Collected data entries:
○ ○ ○ ○
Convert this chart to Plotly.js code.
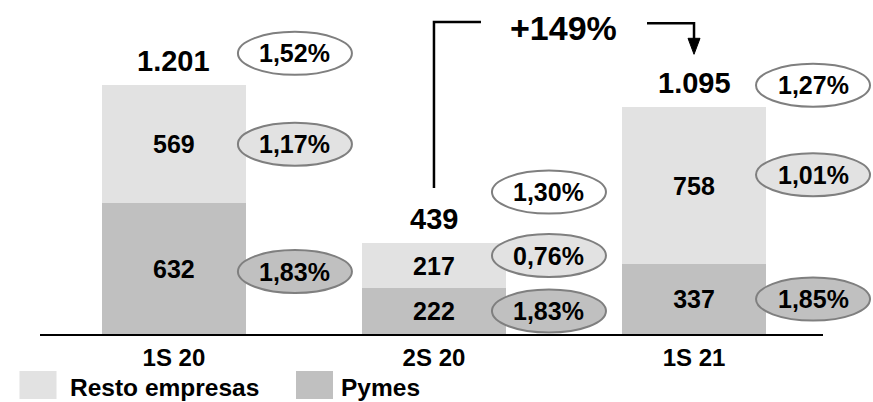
<!DOCTYPE html>
<html>
<head>
<meta charset="utf-8">
<script src="https://cdn.plot.ly/plotly-3.0.1.min.js"></script>
<style>html,body{margin:0;padding:0;background:#fff;}#chart{width:873px;height:402px;}</style>
</head>
<body>
<div id="chart"></div>
<script>
// ---- data ----
var categories = ['1S 20', '2S 20', '1S 21'];
var pymes = [632, 222, 337];
var resto = [569, 217, 758];
var pctTotal = [1.52, 1.30, 1.27];
var pctResto = [1.17, 0.76, 1.01];
var pctPymes = [1.83, 1.83, 1.85];
var seriesNames = ['Resto empresas', 'Pymes'];

// ---- style / layout constants ----
var FONT = 'Liberation Sans, Arial, sans-serif';
var C_RESTO = '#e2e2e2';
var C_PYMES = '#c0c0c0';
var C_STROKE = '#7f7f7f';
var W = 873, H = 402;
var M = { l: 40, r: 50, t: 10, b: 68 };
var XRANGE = [-0.515, 2.496];
var ellDx = [121, 115, 119];       // px right of bar center
var ellTotDy = [32, 51, 22];        // px above bar top
var ellRestoDy = [0, 10, 11];       // px from segment middle
var ellPymesDy = [-3, 0, 0];
var ELL_W = 114, ELL_H = 43;
// legend placement (px)
var LEG_SW = [[19.5, 56.5], [296, 333]];
var LEG_TX = [69, 340];
var LEG_Y0 = 371, LEG_Y1 = 399, LEG_TY = 387;

var xs = categories.map(function (c, i) { return i; });
var totals = pymes.map(function (v, i) { return v + resto[i]; });
var plotW = W - M.l - M.r, plotH = H - M.t - M.b;

function thousands(n) { return String(n).replace(/\B(?=(\d{3})+(?!\d))/g, '.'); }
function pct(v) { return v.toFixed(2).replace('.', ',') + '%'; }
function xPaper(i) { return (i - XRANGE[0]) / (XRANGE[1] - XRANGE[0]); }
function pxX(px) { return (px - M.l) / plotW; }
function pxY(py) { return (H - M.b - py) / plotH; }

var traces = [
  { type: 'bar', name: seriesNames[1], x: xs, y: pymes, marker: { color: C_PYMES },
    text: pymes.map(thousands), textposition: 'inside', insidetextanchor: 'middle', constraintext: 'none',
    textfont: { family: FONT, size: 25, color: '#000', weight: 'bold' }, hoverinfo: 'skip' },
  { type: 'bar', name: seriesNames[0], x: xs, y: resto, marker: { color: C_RESTO },
    text: resto.map(thousands), textposition: 'inside', insidetextanchor: 'middle', constraintext: 'none',
    textfont: { family: FONT, size: 25, color: '#000', weight: 'bold' }, hoverinfo: 'skip' }
];

var shapes = [];
var annotations = [];

function ellipse(i, yData, dy, fill, label) {
  shapes.push({ type: 'circle', xref: 'paper', yref: 'y', xsizemode: 'pixel', ysizemode: 'pixel',
    xanchor: xPaper(i), yanchor: yData,
    x0: ellDx[i] - ELL_W / 2, x1: ellDx[i] + ELL_W / 2,
    y0: dy - ELL_H / 2, y1: dy + ELL_H / 2,
    fillcolor: fill, line: { color: C_STROKE, width: 2 }, layer: 'above' });
  annotations.push({ xref: 'x', yref: 'y', x: i, y: yData, xshift: ellDx[i], yshift: dy,
    text: label, showarrow: false, xanchor: 'center', yanchor: 'middle',
    font: { family: FONT, size: 25, color: '#000', weight: 'bold' } });
}

xs.forEach(function (i) {
  annotations.push({ xref: 'x', yref: 'y', x: i, y: totals[i], yshift: 24, showarrow: false,
    text: thousands(totals[i]), xanchor: 'center', yanchor: 'middle',
    font: { family: FONT, size: 29, color: '#000', weight: 'bold' } });
  ellipse(i, totals[i], ellTotDy[i], '#ffffff', pct(pctTotal[i]));
  ellipse(i, pymes[i] + resto[i] / 2, ellRestoDy[i], C_RESTO, pct(pctResto[i]));
  ellipse(i, pymes[i] / 2, ellPymesDy[i], C_PYMES, pct(pctPymes[i]));
});

// growth bracket arrow 2S 20 -> 1S 21
var growth = Math.round((totals[2] / totals[1] - 1) * 100);
shapes.push({ type: 'path', xref: 'x', yref: 'y', xsizemode: 'pixel', ysizemode: 'pixel',
  xanchor: 1, yanchor: totals[1], path: 'M0,55 L0,221 L47,221',
  line: { color: '#000', width: 2.5 } });
shapes.push({ type: 'path', xref: 'x', yref: 'y', xsizemode: 'pixel', ysizemode: 'pixel',
  xanchor: 2, yanchor: totals[2], path: 'M-47,84 L0,84 L0,66',
  line: { color: '#000', width: 2.5 } });
shapes.push({ type: 'path', xref: 'x', yref: 'y', xsizemode: 'pixel', ysizemode: 'pixel',
  xanchor: 2, yanchor: totals[2], path: 'M-6,69 L6,69 L0,53 Z',
  fillcolor: '#000', line: { color: '#000', width: 1 } });
annotations.push({ xref: 'x', yref: 'paper', x: 1.5, y: pxY(28), showarrow: false,
  text: '+' + growth + '%', xanchor: 'center', yanchor: 'middle',
  font: { family: FONT, size: 34, color: '#000', weight: 'bold' } });

// legend (swatches + names)
var legColors = [C_RESTO, C_PYMES];
seriesNames.forEach(function (name, k) {
  shapes.push({ type: 'rect', xref: 'paper', yref: 'paper',
    x0: pxX(LEG_SW[k][0]), x1: pxX(LEG_SW[k][1]), y0: pxY(LEG_Y1), y1: pxY(LEG_Y0),
    fillcolor: legColors[k], line: { width: 0 } });
  annotations.push({ xref: 'paper', yref: 'paper', x: pxX(LEG_TX[k]), y: pxY(LEG_TY),
    text: name, showarrow: false, xanchor: 'left', yanchor: 'middle', borderpad: 0,
    font: { family: FONT, size: 24.5, color: '#000', weight: 'bold' } });
});

var layout = {
  width: W, height: H,
  margin: { l: M.l, r: M.r, t: M.t, b: M.b, autoexpand: false },
  paper_bgcolor: '#fff', plot_bgcolor: '#fff',
  font: { family: FONT, color: '#000' },
  barmode: 'stack', bargap: 0.443,
  separators: ',.',
  showlegend: false,
  xaxis: { range: XRANGE, tickvals: xs, ticktext: categories, showgrid: false, zeroline: false,
    showline: true, linecolor: '#000', linewidth: 2, ticks: '', ticklabelstandoff: 1, fixedrange: true,
    tickfont: { family: FONT, size: 24, color: '#000', weight: 'bold' } },
  yaxis: { range: [0, 1565], visible: false, showgrid: false, zeroline: false, fixedrange: true },
  shapes: shapes,
  annotations: annotations
};

Plotly.newPlot('chart', traces, layout, { staticPlot: true, displayModeBar: false });
</script>
</body>
</html>
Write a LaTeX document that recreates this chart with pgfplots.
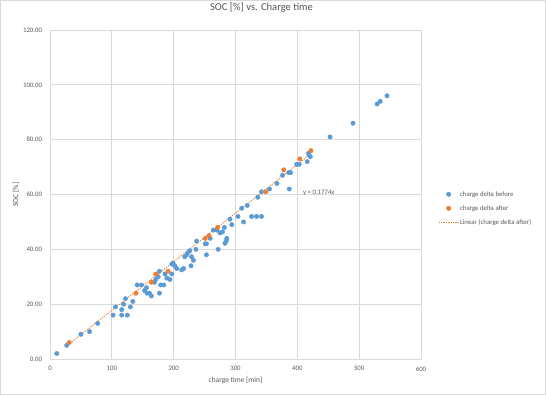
\documentclass[border=0pt]{standalone}
\usepackage{fontspec}
\setmainfont{Carlito}
\usepackage{pgfplots}
\pgfplotsset{compat=1.18}
\definecolor{xblue}{HTML}{5B9BD5}
\definecolor{xorange}{HTML}{ED7D31}
\definecolor{xgrid}{HTML}{D9D9D9}
\definecolor{xtext}{HTML}{595959}
\begin{document}
\begin{tikzpicture}
\useasboundingbox (0,0) rectangle (546bp,395bp);
\fill[white] (0,0) rectangle (546bp,395bp);
\draw[xgrid, line width=0.75bp] (0.5bp,0.5bp) rectangle (545.5bp,394.5bp);
\begin{axis}[
  at={(50bp,36bp)}, anchor=south west, scale only axis,
  width=371bp, height=329bp,
  xmin=0, xmax=600, ymin=0, ymax=120,
  xtick={0,100,...,600}, ytick={0,20,...,120},
  grid=major, major grid style={xgrid, line width=0.75bp},
  axis line style={xgrid, line width=0.75bp},
  major tick length=0pt,
  /pgf/number format/assume math mode=true,
  tick label style={font=\fontsize{6.8}{8}\selectfont, text=xtext},
  y tick label style={/pgf/number format/fixed, /pgf/number format/fixed zerofill, /pgf/number format/precision=2, xshift=-4.5bp},
  x tick label style={yshift=-4bp},
  title={SOC [\%] vs. Charge time},
  title style={at={(axis description cs:0.570,1.0486)}, anchor=center, font=\fontsize{10.6}{12}\selectfont, text=xtext},
  xlabel={charge time [min]},
  xlabel style={at={(axis description cs:0.5,-0.0638)}, anchor=center, font=\fontsize{7.5}{9}\selectfont, text=xtext},
  ylabel={SOC [\%]},
  ylabel style={at={(axis description cs:-0.0916,0.5)}, anchor=center, font=\fontsize{7.5}{9}\selectfont, text=xtext},
  legend image code/.code={\draw[mark repeat=2,mark phase=2,#1] plot coordinates {(0bp,0bp) (10bp,0bp) (20bp,0bp)};},
  legend style={at={(axis description cs:1.0458,0.458)}, anchor=west, draw=none, fill=none,
    inner sep=0pt, row sep=5.5bp, font=\fontsize{6.8}{8}\selectfont, text=xtext,
    nodes={inner sep=1bp, text height=5bp, text depth=1.5bp}},
  legend cell align=left,
]
\addplot[only marks, mark=*, mark size=2.2bp, color=xblue, mark options={draw=xblue, fill=xblue}] coordinates {
(11,2) (27,5) (50,9) (64,10) (77,13) (102,16) (106,19) (116,16) (116,18) (119,20)
(122,22) (125,16) (130,19) (134,21) (141,27) (148,27) (153,25) (156,26) (157,24) (161,24)
(164,23) (169,28) (171,29) (175,30) (177,32) (177,24) (179,27) (184,27) (186,31) (189,29.5)
(194,29) (197,31) (197,34.6) (199,35) (202,34) (205,33) (213,32.5) (216,33) (218,37.3) (221,38)
(224,39) (226,39.5) (228,34) (229,37.3) (232,36) (236,40) (237,43) (251,42) (253,42) (253,38)
(259,44) (264,47) (270,47) (272,40) (275,46) (279,46.4) (282,48) (283,42.2) (285,43) (286,44)
(291,51) (294,49) (304,52) (310,55) (313,50) (319,56) (326,52) (334,52) (342,52) (336,59)
(342,61) (355,62) (367,64) (376,67) (387,62) (386,68) (389,68) (399,71) (403,71) (416,72)
(418,75) (419,74.4) (421,73.8) (453,81) (490,86) (529,93) (534,94) (545,96)
};
\addlegendentry{charge delta before}
\addplot[only marks, mark=*, mark size=2.2bp, color=xorange, mark options={draw=xorange, fill=xorange}] coordinates {
(31,6) (139,24) (164,28) (171,31) (191,32) (251,44) (257,45) (271,48) (349,61) (378,69) (404,73) (422,76)
};
\addlegendentry{charge delta after}
\addplot[draw=xorange, color=xorange, line width=0.9bp, dash pattern=on 1.2bp off 1.2bp] coordinates {(26,4.61) (422,74.86)};
\addlegendentry{Linear (charge delta after)}
\node[anchor=west, font=\fontsize{6.8}{8}\selectfont, text=xtext, inner sep=0pt] at (axis cs:409,60.5) {y = 0.1774x};
\end{axis}
\end{tikzpicture}
\end{document}
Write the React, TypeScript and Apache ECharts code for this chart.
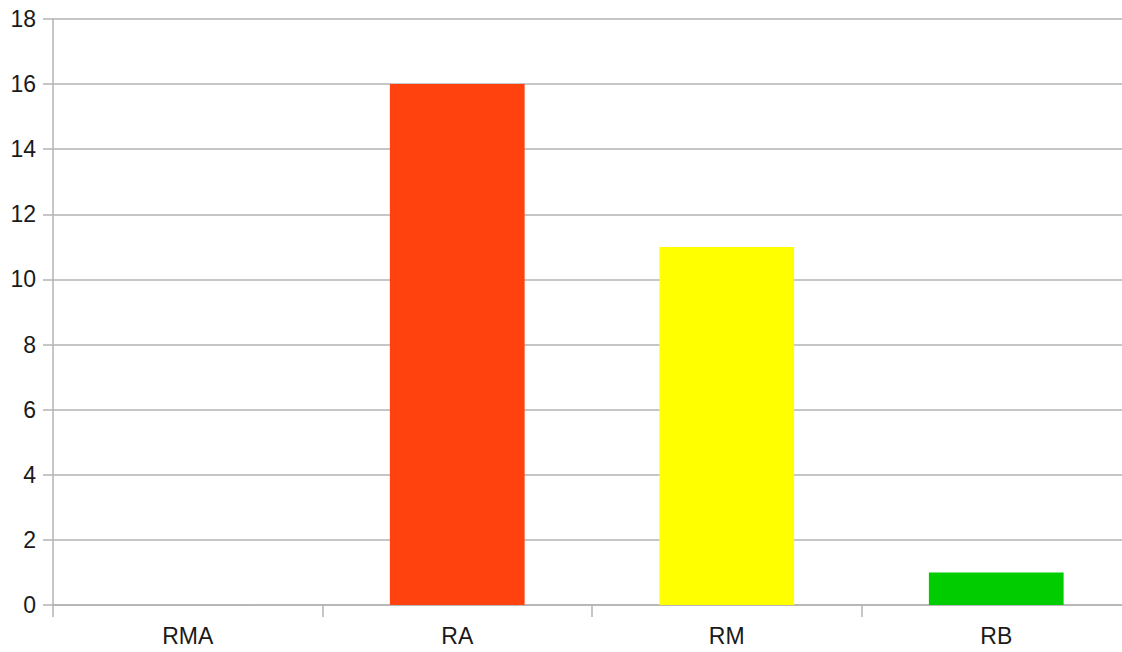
○ ○ ○ ○
## Stated task
Of all the lines in the listing above, how many contain the word "code"? Answer with the number alone.

## Answer to the problem
3